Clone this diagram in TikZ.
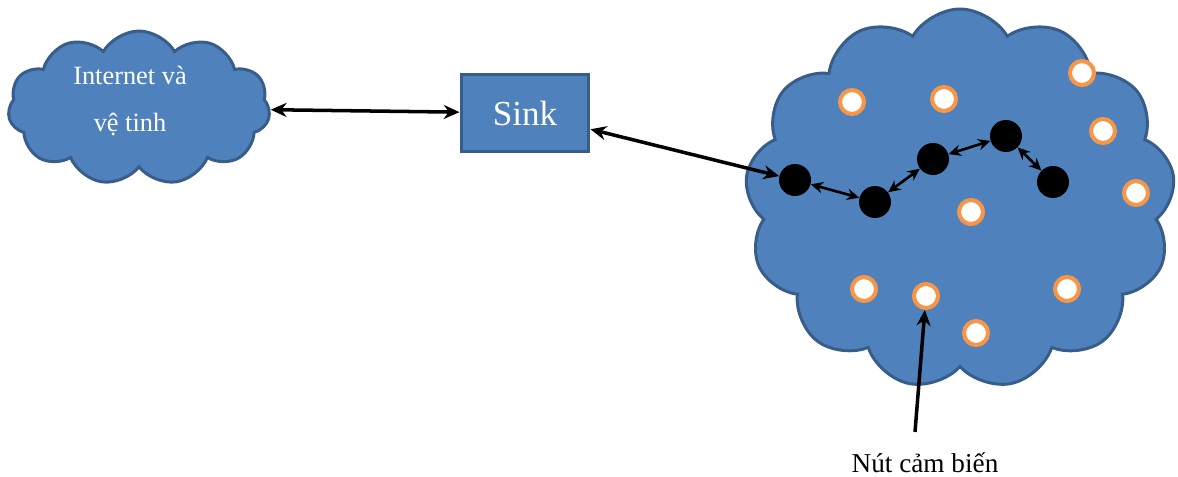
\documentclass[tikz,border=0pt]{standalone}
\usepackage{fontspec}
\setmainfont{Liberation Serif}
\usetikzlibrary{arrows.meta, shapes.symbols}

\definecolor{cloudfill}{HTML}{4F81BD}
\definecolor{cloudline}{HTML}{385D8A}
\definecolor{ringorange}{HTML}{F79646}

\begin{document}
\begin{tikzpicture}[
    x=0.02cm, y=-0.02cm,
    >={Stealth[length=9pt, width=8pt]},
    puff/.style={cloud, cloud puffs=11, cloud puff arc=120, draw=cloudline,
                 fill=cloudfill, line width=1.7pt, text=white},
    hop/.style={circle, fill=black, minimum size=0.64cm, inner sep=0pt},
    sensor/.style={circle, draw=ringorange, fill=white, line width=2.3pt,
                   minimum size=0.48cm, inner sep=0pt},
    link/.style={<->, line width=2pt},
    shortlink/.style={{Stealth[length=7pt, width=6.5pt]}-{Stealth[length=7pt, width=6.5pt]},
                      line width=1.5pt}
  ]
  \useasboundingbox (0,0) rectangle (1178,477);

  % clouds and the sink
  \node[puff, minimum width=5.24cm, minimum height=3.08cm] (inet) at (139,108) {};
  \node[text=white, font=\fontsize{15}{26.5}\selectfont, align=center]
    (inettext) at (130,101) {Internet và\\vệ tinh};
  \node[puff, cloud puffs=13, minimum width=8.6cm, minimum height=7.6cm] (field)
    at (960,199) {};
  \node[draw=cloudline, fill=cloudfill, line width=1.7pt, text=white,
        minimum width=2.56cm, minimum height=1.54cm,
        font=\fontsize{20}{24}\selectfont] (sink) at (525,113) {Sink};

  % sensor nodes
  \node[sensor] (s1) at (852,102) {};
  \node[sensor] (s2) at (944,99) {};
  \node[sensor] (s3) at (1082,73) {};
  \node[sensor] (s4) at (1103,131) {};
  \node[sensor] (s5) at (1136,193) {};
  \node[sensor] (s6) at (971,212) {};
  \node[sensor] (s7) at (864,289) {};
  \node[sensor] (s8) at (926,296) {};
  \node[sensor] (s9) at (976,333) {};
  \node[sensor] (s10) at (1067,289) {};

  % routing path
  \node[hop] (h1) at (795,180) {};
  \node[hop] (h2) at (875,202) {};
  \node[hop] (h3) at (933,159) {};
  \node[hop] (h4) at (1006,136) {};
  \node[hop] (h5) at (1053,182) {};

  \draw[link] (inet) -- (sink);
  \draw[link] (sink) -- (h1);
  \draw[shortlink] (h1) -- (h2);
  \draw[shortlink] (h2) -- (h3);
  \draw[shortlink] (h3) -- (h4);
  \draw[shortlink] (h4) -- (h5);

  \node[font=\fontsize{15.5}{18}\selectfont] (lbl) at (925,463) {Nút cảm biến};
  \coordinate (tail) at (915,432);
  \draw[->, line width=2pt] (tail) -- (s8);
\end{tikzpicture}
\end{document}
──────────────────────────────
Without the pictures, print the whole listing exactly as given.

→ **Answer to this problem**:
Clone this diagram in TikZ.
\documentclass[tikz,border=0pt]{standalone}
\usepackage{fontspec}
\setmainfont{Liberation Serif}
\usetikzlibrary{arrows.meta, shapes.symbols}

\definecolor{cloudfill}{HTML}{4F81BD}
\definecolor{cloudline}{HTML}{385D8A}
\definecolor{ringorange}{HTML}{F79646}

\begin{document}
\begin{tikzpicture}[
    x=0.02cm, y=-0.02cm,
    >={Stealth[length=9pt, width=8pt]},
    puff/.style={cloud, cloud puffs=11, cloud puff arc=120, draw=cloudline,
                 fill=cloudfill, line width=1.7pt, text=white},
    hop/.style={circle, fill=black, minimum size=0.64cm, inner sep=0pt},
    sensor/.style={circle, draw=ringorange, fill=white, line width=2.3pt,
                   minimum size=0.48cm, inner sep=0pt},
    link/.style={<->, line width=2pt},
    shortlink/.style={{Stealth[length=7pt, width=6.5pt]}-{Stealth[length=7pt, width=6.5pt]},
                      line width=1.5pt}
  ]
  \useasboundingbox (0,0) rectangle (1178,477);

  % clouds and the sink
  \node[puff, minimum width=5.24cm, minimum height=3.08cm] (inet) at (139,108) {};
  \node[text=white, font=\fontsize{15}{26.5}\selectfont, align=center]
    (inettext) at (130,101) {Internet và\\vệ tinh};
  \node[puff, cloud puffs=13, minimum width=8.6cm, minimum height=7.6cm] (field)
    at (960,199) {};
  \node[draw=cloudline, fill=cloudfill, line width=1.7pt, text=white,
        minimum width=2.56cm, minimum height=1.54cm,
        font=\fontsize{20}{24}\selectfont] (sink) at (525,113) {Sink};

  % sensor nodes
  \node[sensor] (s1) at (852,102) {};
  \node[sensor] (s2) at (944,99) {};
  \node[sensor] (s3) at (1082,73) {};
  \node[sensor] (s4) at (1103,131) {};
  \node[sensor] (s5) at (1136,193) {};
  \node[sensor] (s6) at (971,212) {};
  \node[sensor] (s7) at (864,289) {};
  \node[sensor] (s8) at (926,296) {};
  \node[sensor] (s9) at (976,333) {};
  \node[sensor] (s10) at (1067,289) {};

  % routing path
  \node[hop] (h1) at (795,180) {};
  \node[hop] (h2) at (875,202) {};
  \node[hop] (h3) at (933,159) {};
  \node[hop] (h4) at (1006,136) {};
  \node[hop] (h5) at (1053,182) {};

  \draw[link] (inet) -- (sink);
  \draw[link] (sink) -- (h1);
  \draw[shortlink] (h1) -- (h2);
  \draw[shortlink] (h2) -- (h3);
  \draw[shortlink] (h3) -- (h4);
  \draw[shortlink] (h4) -- (h5);

  \node[font=\fontsize{15.5}{18}\selectfont] (lbl) at (925,463) {Nút cảm biến};
  \coordinate (tail) at (915,432);
  \draw[->, line width=2pt] (tail) -- (s8);
\end{tikzpicture}
\end{document}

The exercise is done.